Hello, long time lurker, first time poster.

My Rough specs:
I have a 55 gallon tank (48x13x24), 2 powerheads, an undergravel filtration system, and an appropriate power filter. Plus 2 quick-learning, novice aquarists.

The Cichlids my grilfriend and I are interested in are; Electric Blue Jack Dempseys, Green Terrors, Blood Red Parrots, & firemouths.

Other fish we have contemplated adding if able: Bala Shark (minimum of 3), Redtail Shark, Gold Dojo or Clown Loach, any applicable Barb, Hammers Cobalt Blue Lobster, snails, shrimp, plus she's really dying to add in a few aquatic frogs, though I'm unsure if they'd survive once the fish grow.

Here are my questions:

What would be any GLARING compatibility issues? I am aware of the semi-aggressive to aggressive nature of the cichlids, but I also know that the lobster, sharks, and barbs can be hearty and will hold their own.

With my specs and tank size, what would be the max limit of fish ONCE THEY ARE FULL GROWN. I don't want these fish to fit now, but then once they mature, be over crowded. What's a realistic number of cichlids/others so that I will not have overcrowding issues down the line? 4 cichlids? 5? Less? More?

Thank you for your time.


----------



## dave in Iliamna (Aug 15, 2009)

From what I have read on Dempseys the general rule is minimum 10 gallons per fish. I don't really know much about the others, but would guess if they are similar size then they would require about the same. So I would say 5 Jack dempsey sized fish would be about all you would want in a 55 gallon.

As for the second question I think shrimp and most snails would not stand a chance. I suspect the lobster would also have a hard time. I do know some one who is keeping a bala shark with Jack Dempeys, but I don't know how common that is. I would be cautious with the frog. I don't know if they will bother it or not.


----------



## Gui101do (Apr 2, 2010)

Ok, Jacks & the electric blue Jacks get to be around 10 inches, or so I read. I've heard the electric blues do not generally grow as big.
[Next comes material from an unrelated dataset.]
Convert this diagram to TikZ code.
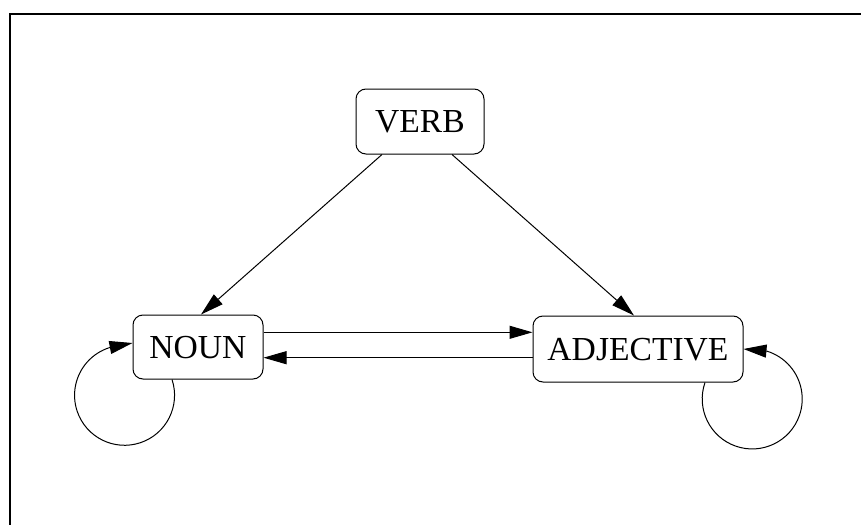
\documentclass[tikz,border=0pt]{standalone}
\usepackage{fontspec}
\setmainfont{Liberation Serif}
\usetikzlibrary{arrows.meta,calc}
\begin{document}
\begin{tikzpicture}[x=0.75pt,y=-0.75pt,
  state/.style={draw, line width=0.75pt, rounded corners=7.5pt, inner sep=0pt,
    font=\fontsize{25.2}{30}\selectfont, text height=16.7pt, text depth=0pt},
  arr/.style={line width=0.75pt, -{Triangle[length=17.25pt,width=9.75pt]}},
  loopline/.style={line width=0.75pt}]
\useasboundingbox (0,0) rectangle (861,525);

% outer frame (top and left edges)
\draw[line width=1.5pt] (10,525) -- (10,14) -- (861,14);

% word-class states
\node[state, minimum width=96pt, minimum height=48.75pt] (verb) at (420,121.5) {VERB};
\node[state, minimum width=97.5pt, minimum height=48pt] (noun) at (198,347) {NOUN};
\node[state, minimum width=157.5pt, minimum height=49.5pt] (adj) at (638,349) {ADJECTIVE};

% transitions
\draw[arr] ($(verb.south)+(-38,0)$) -- ($(noun.north)+(3,0)$);
\draw[arr] ($(verb.south)+(32,0)$) -- ($(adj.north)+(-4,0)$);
\draw[arr] ($(noun.east)+(0,-14.7)$) -- ($(adj.west)+(0,-16.7)$);
\draw[arr] ($(adj.west)+(0,8.7)$) -- ($(noun.east)+(0,10.7)$);

% self loops
\draw[arr] ($(noun.south)+(-26,0)$) arc[start angle=18.4, end angle=-253, radius=37.5pt]
  -- ($(noun.west)+(0,-4)$);
\draw[arr] ($(adj.south)+(67,0)$) arc[start angle=160.8, end angle=433, radius=37.5pt]
  -- (adj.east);
\end{tikzpicture}
\end{document}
The Parrotfish & Green Terror are to get to be about 8 inches while the firemouth will be 6 inches.

So, if I mix and match these 4 cichlids, having a total of 5 or so, what else would I/should i include?


----------



## WhiteGloveAquatics (Sep 3, 2009)

Look into dwarf ones, they are most the time alot more docile then their full grown cousins.


----------



## Gui101do (Apr 2, 2010)

According to the aqadvisor stocking calculator, I cannot have more than a red parrot cichlid and a green terror chichlid. It says the aquarium would be over stocked. However, I don't think the calculator takes into account my undergravel filter & 2 powerheads, which should allow slightly more capacity, right?

What if I throw in a few cockatoo chichlids? Would they be a healthy fit with a couple larger guys? My local pet store seems to think I can fit more chichlids in my tank than the aqadvisor is telling me, so I'm a bit confused.


----------